Salvador Vázquez

Personal information
- Full name: Salvador Vázquez Ramos
- Date of birth: 8 May 1985 (age 39)
- Place of birth: Coquimatlán, Colima, Mexico
- Height: 1.72 m (5 ft 8 in)
- Position(s): Midfielder

Senior career*
- Years: Team / Apps / (Gls)
- 2006–2008: Real Colima / 55 / (1)
- 2009: Potros Chetumal / 7 / (1)
- 2009: Atlante F.C. / 1 / (0)
- 2009–2010: Guerreros de Hermosillo / 24 / (1)
- 2010–2011: Cruz Azul Hidalgo / 3 / (0)

= Salvador Vázquez =

Mexican footballer (born 1985)

Salvador Vázquez Ramos (born 8 May 1985) is a Mexican former footballer, who last played as a midfielder for Cruz Azul Hidalgo, in Liga de Ascenso.

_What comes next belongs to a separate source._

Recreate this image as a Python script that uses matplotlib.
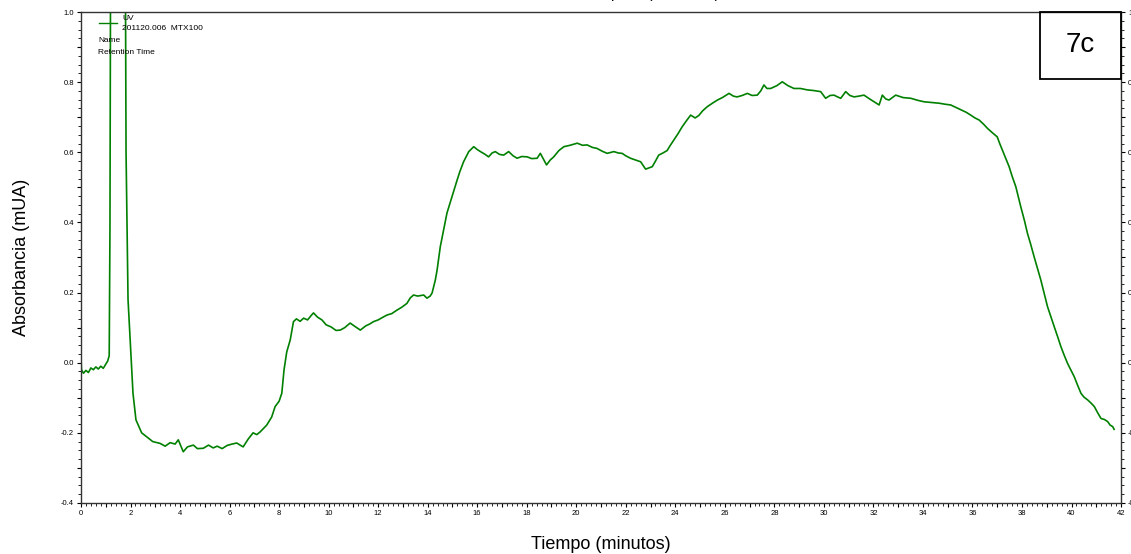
import matplotlib
matplotlib.use('Agg')
import matplotlib.pyplot as plt
from matplotlib.lines import Line2D
from matplotlib.patches import Rectangle
from matplotlib.ticker import MultipleLocator, FuncFormatter

plt.rcParams['font.family'] = ['Liberation Sans', 'DejaVu Sans']

# cromatograma UV de la muestra 201120.006 MTX100
tiempo = [
    0.00, 0.02, 0.10, 0.20, 0.30, 0.40, 0.50, 0.60, 0.70, 0.80, 0.90, 1.00, 1.08, 1.14,
    1.17, 1.19, 1.22, 1.75, 1.80, 1.82, 1.90, 2.10, 2.22, 2.45, 2.65, 2.90, 3.19, 3.40,
    3.60, 3.80, 3.93, 4.05, 4.13, 4.30, 4.54, 4.70, 4.94, 5.15, 5.34, 5.50, 5.70, 5.90,
    6.10, 6.29, 6.45, 6.55, 6.75, 6.95, 7.10, 7.24, 7.50, 7.70, 7.84, 8.00, 8.11, 8.20,
    8.31, 8.45, 8.58, 8.70, 8.85, 8.99, 9.15, 9.30, 9.39, 9.55, 9.73, 9.90, 10.10, 10.30,
    10.47, 10.65, 10.87, 11.05, 11.28, 11.50, 11.65, 11.81, 12.00, 12.20, 12.36, 12.55,
    12.76, 12.95, 13.16, 13.30, 13.43, 13.60, 13.84, 13.97, 14.10, 14.18, 14.31, 14.38,
    14.51, 14.65, 14.78, 14.98, 15.19, 15.30, 15.45, 15.66, 15.86, 16.00, 16.13, 16.30,
    16.46, 16.60, 16.73, 16.90, 17.07, 17.27, 17.45, 17.61, 17.80, 18.02, 18.20, 18.42,
    18.55, 18.68, 18.80, 18.95, 19.09, 19.30, 19.50, 19.75, 20.04, 20.25, 20.44, 20.65,
    20.84, 21.05, 21.25, 21.52, 21.70, 21.85, 22.00, 22.19, 22.40, 22.60, 22.80, 22.95,
    23.07, 23.20, 23.33, 23.50, 23.67, 23.80, 23.94, 24.10, 24.28, 24.45, 24.62, 24.80,
    24.95, 25.10, 25.29, 25.50, 25.70, 25.90, 26.17, 26.35, 26.50, 26.70, 26.91, 27.10,
    27.31, 27.45, 27.58, 27.70, 27.85, 28.10, 28.32, 28.55, 28.79, 29.05, 29.33, 29.60,
    29.87, 30.07, 30.25, 30.41, 30.55, 30.68, 30.88, 31.05, 31.22, 31.40, 31.62, 31.85,
    32.03, 32.23, 32.36, 32.50, 32.63, 32.90, 33.20, 33.51, 33.80, 34.05, 34.35, 34.65,
    34.90, 35.12, 35.33, 35.53, 35.75, 35.93, 36.10, 36.27, 36.45, 36.61, 36.80, 37.00,
    37.10, 37.21, 37.35, 37.48, 37.60, 37.75, 37.95, 38.10, 38.22, 38.35, 38.49, 38.62,
    38.76, 38.90, 39.03, 39.17, 39.30, 39.45, 39.57, 39.70, 39.84, 39.98, 40.11, 40.25,
    40.38, 40.50, 40.65, 40.80, 40.92, 41.05, 41.19, 41.33, 41.46, 41.56, 41.66, 41.72,
]
absorbancia = [
    0.020, -0.020, -0.030, -0.022, -0.028, -0.015, -0.020, -0.012, -0.018, -0.010, -0.016, -0.004, 0.005, 0.020,
    0.380, 1.000, 1.600, 1.600, 1.000, 0.600, 0.180, -0.087, -0.163, -0.200, -0.211, -0.225, -0.230, -0.238,
    -0.228, -0.232, -0.220, -0.240, -0.254, -0.240, -0.235, -0.245, -0.244, -0.235, -0.243, -0.238, -0.245, -0.236,
    -0.232, -0.229, -0.236, -0.240, -0.218, -0.200, -0.205, -0.197, -0.178, -0.155, -0.125, -0.110, -0.087, -0.020,
    0.031, 0.065, 0.117, 0.125, 0.118, 0.127, 0.122, 0.135, 0.142, 0.130, 0.122, 0.108, 0.102, 0.092,
    0.093, 0.100, 0.113, 0.104, 0.093, 0.105, 0.110, 0.117, 0.122, 0.130, 0.136, 0.140,
    0.150, 0.158, 0.169, 0.185, 0.193, 0.190, 0.193, 0.184, 0.190, 0.199, 0.236, 0.264,
    0.331, 0.380, 0.427, 0.473, 0.521, 0.545, 0.573, 0.602, 0.616, 0.608, 0.602, 0.595,
    0.587, 0.598, 0.602, 0.594, 0.592, 0.602, 0.590, 0.583, 0.588, 0.587, 0.582, 0.583,
    0.597, 0.580, 0.564, 0.578, 0.587, 0.605, 0.616, 0.620, 0.626, 0.620, 0.621, 0.614,
    0.611, 0.603, 0.597, 0.602, 0.598, 0.597, 0.590, 0.583, 0.578, 0.573, 0.552, 0.556,
    0.559, 0.575, 0.592, 0.598, 0.605, 0.620, 0.635, 0.652, 0.673, 0.690, 0.706, 0.698,
    0.705, 0.718, 0.730, 0.740, 0.749, 0.756, 0.768, 0.760, 0.758, 0.762, 0.768, 0.762,
    0.763, 0.775, 0.792, 0.782, 0.782, 0.790, 0.801, 0.790, 0.782, 0.782, 0.778, 0.776,
    0.773, 0.754, 0.762, 0.763, 0.758, 0.754, 0.773, 0.762, 0.758, 0.760, 0.763, 0.752,
    0.744, 0.735, 0.763, 0.752, 0.749, 0.763, 0.756, 0.754, 0.748, 0.744, 0.742, 0.740,
    0.737, 0.735, 0.728, 0.721, 0.714, 0.706, 0.698, 0.692, 0.680, 0.668, 0.656, 0.644,
    0.625, 0.606, 0.582, 0.559, 0.532, 0.502, 0.445, 0.405, 0.369, 0.338, 0.302, 0.270,
    0.236, 0.196, 0.160, 0.130, 0.103, 0.072, 0.046, 0.022, -0.002, -0.022, -0.040, -0.065,
    -0.087, -0.098, -0.106, -0.116, -0.125, -0.142, -0.159, -0.162, -0.168, -0.178, -0.182, -0.190,
]

fig = plt.figure(figsize=(11.31, 5.54), dpi=100)
ax = fig.add_axes([0.0716, 0.0921, 0.9196, 0.8862])

ax.plot(tiempo, absorbancia, color='#008000', linewidth=1.2)

ax.set_xlim(0, 42)
ax.set_ylim(-0.4, 1.0)

# ticks pequeños al estilo del software del equipo
ax.xaxis.set_major_locator(MultipleLocator(1))
ax.xaxis.set_minor_locator(MultipleLocator(0.2))
ax.xaxis.set_major_formatter(FuncFormatter(lambda v, p: f'{v:.0f}' if round(v) % 2 == 0 else ''))
ax.yaxis.set_major_locator(MultipleLocator(0.1))
ax.yaxis.set_minor_locator(MultipleLocator(0.025))
ax.yaxis.set_major_formatter(FuncFormatter(lambda v, p: f'{v:.1f}' if round(v * 10) % 2 == 0 else ''))
ax.tick_params(which='major', length=3, width=0.8, labelsize=5.5, pad=2,
               right=True, labelright=True, direction='out')
ax.tick_params(which='minor', length=2, width=0.6, right=True, direction='out')
for s in ax.spines.values():
    s.set_linewidth(1.0)
    s.set_color('#333333')

ax.set_xlabel('Tiempo (minutos)', fontsize=13, labelpad=14)
ax.set_ylabel('Absorbancia (mUA)', fontsize=13, labelpad=22)

# título (queda cortado en el borde superior)
fig.text(0.545, 1.003, 'Absorbancia óptica (unidades)', fontsize=11, ha='center', va='baseline')

# leyenda del canal
fig.add_artist(Line2D([99 / 1131, 117 / 1131], [1 - 23 / 554, 1 - 23 / 554],
                      color='#008000', linewidth=1.0))
fig.text(122 / 1131, 1 - 19 / 554, 'UV', fontsize=6, va='center')
fig.text(122 / 1131, 1 - 28 / 554, '201120.006  MTX100', fontsize=6, va='center')
fig.text(98 / 1131, 1 - 40 / 554, 'Name', fontsize=6, va='center')
fig.text(98 / 1131, 1 - 52 / 554, 'Retention Time', fontsize=6, va='center')

# recuadro con el número de figura
fig.add_artist(Rectangle((1040 / 1131, 1 - 79 / 554), 81 / 1131, 67 / 554,
                         transform=fig.transFigure, fill=False, edgecolor='black', linewidth=1.3))
fig.text(1080.5 / 1131, 1 - 45 / 554, '7c', fontsize=20, ha='center', va='center')

fig.savefig('out.png', dpi=100)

Salvador began his career in his home state of Colima, with the Atlante former filial Pegaso Real de Colima. It later became Real Colima. He has also split time at Atlante's current filial, Potros Chetumal.

He made his professional debut on 8 February 2009 in a 1–1 tie with UANL Tigres.